Rio Sem Homofobia e Casa da Mulher de Manguinhos suspendem serviços

16 de fevereiro, 2016

(O Globo, 16/02/2016) Programa LGBT é ligado à secretaria comandada por pastor evangélico

O letreiro do Rio Sem Homofobia e as cores do arco-íris continuavam na fachada do prédio da Central do Brasil. Mas, ao chegar ao sétimo andar do edifício, onde funciona a sede do programa estadual, um empresário de 36 anos encontrou a realidade de uma política jogada para escanteio, sem a visibilidade que já teve um dia. Expulso de um táxi durante o carnaval, após outro rapaz botar a cabeça em seu ombro para descansar, ao tentar denunciar o caso ele se deparou com um longo corredor desocupado, com apenas um gabinete aberto no fim de uma sequência de salas trancadas.

O motivo desse vazio tem a ver com uma polêmica e com a crise financeira do estado. Dois meses depois de o pastor Ezequiel Teixeira, do Partido da Mulher Brasileira (PMB), assumir a Secretaria estadual de Assistência Social e Direitos Humanos, o Rio Sem Homofobia, ligado à pasta, foi desmantelado. No começo de janeiro, mais de 60 funcionários do programa já tinham sido demitidos. Agora, os principais serviços foram suspensos. Sem pessoal, os quatro centros de Cidadania LGBT que prestavam atendimento psicológico, jurídico e social no Estado (um deles no prédio da Central) fecharam as portas. E o Disque Cidadania LGBT (canal por telefone para denúncias de agressão, por exemplo) parou de funcionar.

— Primeiro, tentei contato pelo 0800, mas ninguém atendia. Depois, pelo site do programa. Com a ajuda de uma equipe de TV, funcionários do Rio Sem Homofobia chegaram até mim. Fui atendido com muito profissionalismo e solidariedade. Mas, ao me deparar com as salas do centro trancadas, fiquei imaginando quantas pessoas poderiam não estar tendo a ajuda adequada — afirmou o empresário, que foi recebido pelo próprio coordenador do Rio Sem Homofobia, Claudio Nascimento, e por um advogado que trabalhava voluntariamente.

CONTRATO NÃO FOI RENOVADO

A secretaria alega a crise no Estado para explicar a paralisação dos serviços. Mas Nascimento afirma que nem o contingenciamento na pasta, de cerca de 30% dos recursos, justificaria a situação. Ano passado, diz ele, o Rio Sem Homofobia tinha 78 profissionais terceirizados e sete cargos nomeados. Os terceirizados, no entanto, não receberam os salários de setembro a dezembro, nem o 13º. E, desde o início de janeiro, não foi renovado um convênio com a Uerj, pelo qual eram feitos os pagamentos.

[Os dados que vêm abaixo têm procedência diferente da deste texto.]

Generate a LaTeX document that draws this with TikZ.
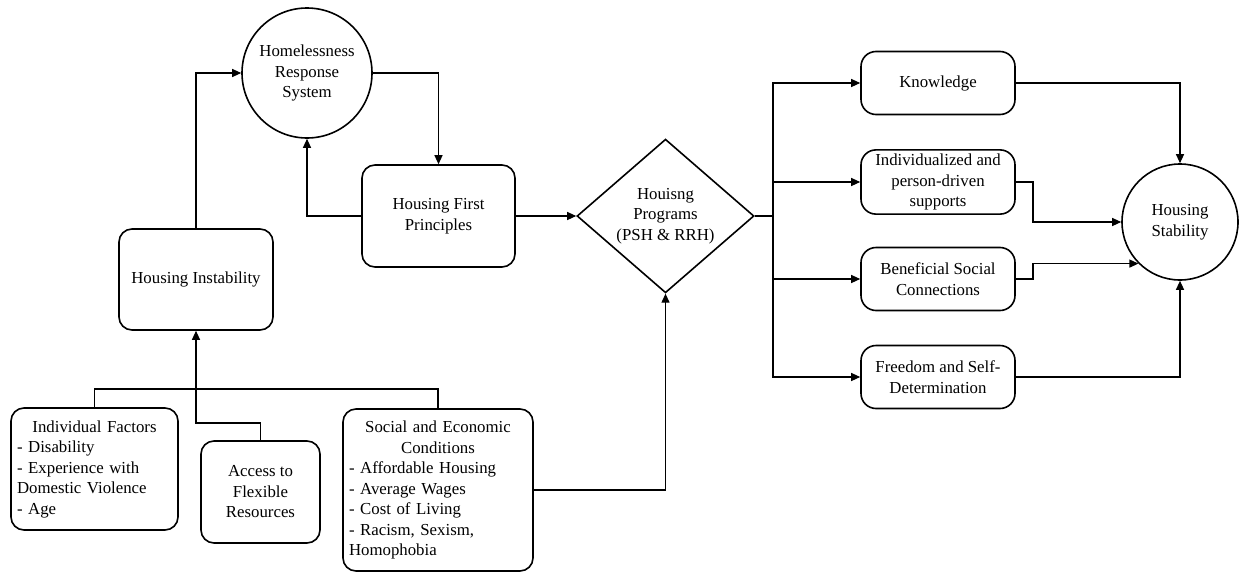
\documentclass[tikz,border=0pt]{standalone}
\usepackage{fontspec}
\setmainfont{Liberation Serif}
\newfontfamily\diagfont{Liberation Serif}
\usetikzlibrary{shapes.geometric,arrows.meta}
\tikzset{
  txt/.style={font=\diagfont\fontsize{16.8pt}{20.5pt}\selectfont},
  box/.style={txt,draw,line width=1.6pt,rounded corners=13pt,inner sep=4pt,align=center},
  rbox/.style={box,minimum width=154pt,minimum height=63pt,rounded corners=15pt},
  circ/.style={txt,draw,circle,line width=1.6pt,inner sep=0pt,align=center},
  conn/.style={line width=1.2pt},
  arr/.style={conn,-{Triangle[length=9pt,width=8pt]}}
}
\begin{document}
\begin{tikzpicture}[x=1pt,y=-1pt]
\useasboundingbox (0,0) rectangle (1239,573);
% nodes
\node[circ,minimum size=130pt] (hrs) at (307,73) {Homelessness\\Response\\System};
\node[box,minimum width=154pt,minimum height=101pt] (hi) at (196,279.5) {Housing Instability};
\node[box,minimum width=153pt,minimum height=102pt] (hfp) at (438.5,216) {Housing First\\Principles};
\node[txt,draw,diamond,line width=1.6pt,inner sep=0pt,minimum width=177pt,minimum height=130pt,align=center] (hp) at (665.5,216) {Houisng\\Programs\\(PSH \& RRH)};
\node[box,minimum width=167pt,minimum height=122pt,text width=155pt,align=left] (ind) at (94.5,469) {{\centering Individual Factors\par}- Disability\\- Experience with\\Domestic Violence\\- Age};
\node[box,minimum width=119pt,minimum height=102pt] (acc) at (260.5,492) {Access to\\Flexible\\Resources};
\node[box,minimum width=190pt,minimum height=162pt,text width=178pt,align=left] (soc) at (438,490) {{\centering Social and Economic\\Conditions\par}- Affordable Housing\\- Average Wages\\- Cost of Living\\- Racism, Sexism,\\Homophobia};
\node[rbox] (know) at (938,83) {Knowledge};
\node[rbox] (indv) at (938,182) {Individualized and\\person-driven\\supports};
\node[rbox] (ben) at (938,279) {Beneficial Social\\Connections};
\node[rbox] (free) at (938,377) {Freedom and Self-\\Determination};
\node[circ,minimum size=116pt] (hs) at (1180,222) {Housing\\Stability};
% coordinates
\coordinate (bus) at (196,389);
\coordinate (accb) at (196,423);
\coordinate (br) at (773,216);
\coordinate (mid) at (1033,0);
% connectors
\draw[arr] (hi.north) |- (hrs.west);
\draw[arr] (hrs.east) -| (hfp.north);
\draw[arr] (hfp.west) -| (hrs.south);
\draw[arr] (hfp.east) -- (hp.west);
\draw[arr] (soc.east) -| (hp.south);
\draw[conn] (ind.north) |- (bus) -| (soc.north);
\draw[arr] (acc.north) |- (accb) -- (hi.south);
\draw[conn] (hp.east) -- (br);
\draw[arr] (br) |- (know.west);
\draw[arr] (br) |- (indv.west);
\draw[arr] (br) |- (ben.west);
\draw[arr] (br) |- (free.west);
\draw[arr] (know.east) -| (hs.north);
\draw[arr] (indv.east) -- (indv.east -| mid) |- (hs.west);
\draw[arr] (ben.east) -- (ben.east -| mid) |- (hs.225);
\draw[arr] (free.east) -| (hs.south);
\end{tikzpicture}
\end{document}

— Eu não tinha mais capacidade moral para pedir a permanência dos profissionais, pois não tínhamos sequer um calendário de previsão de pagamento. Mês passado, cerca de 20 pessoas se ofereceram para trabalhar nos centros de cidadania, e conseguimos manter o atendimento de casos de emergência. Agora, em fevereiro, esse número caiu para sete, oito pessoas — contou Nascimento. — Diante da crise, poderíamos entender até uma redução deles, mas não essa interrupção. Isso gera um prejuízo enorme. Não há razão para uma política LGBT existir se ela não está atendendo às demandas da população.

Nascimento lembra que o primeiro centro de cidadania (o da Central do Brasil) e o Disque Cidadania LGBT foram criados em julho de 2010 para acompanhar a investigação de crimes motivados por homofobia. Desde então, foram mais de 23 mil atendimentos por telefone, e cerca de 25 mil pessoas procuraram os quatro centros existentes (além do Rio, há postos em Duque de Caxias, Niterói e Friburgo). Os números não garantiram a manutenção dos serviços.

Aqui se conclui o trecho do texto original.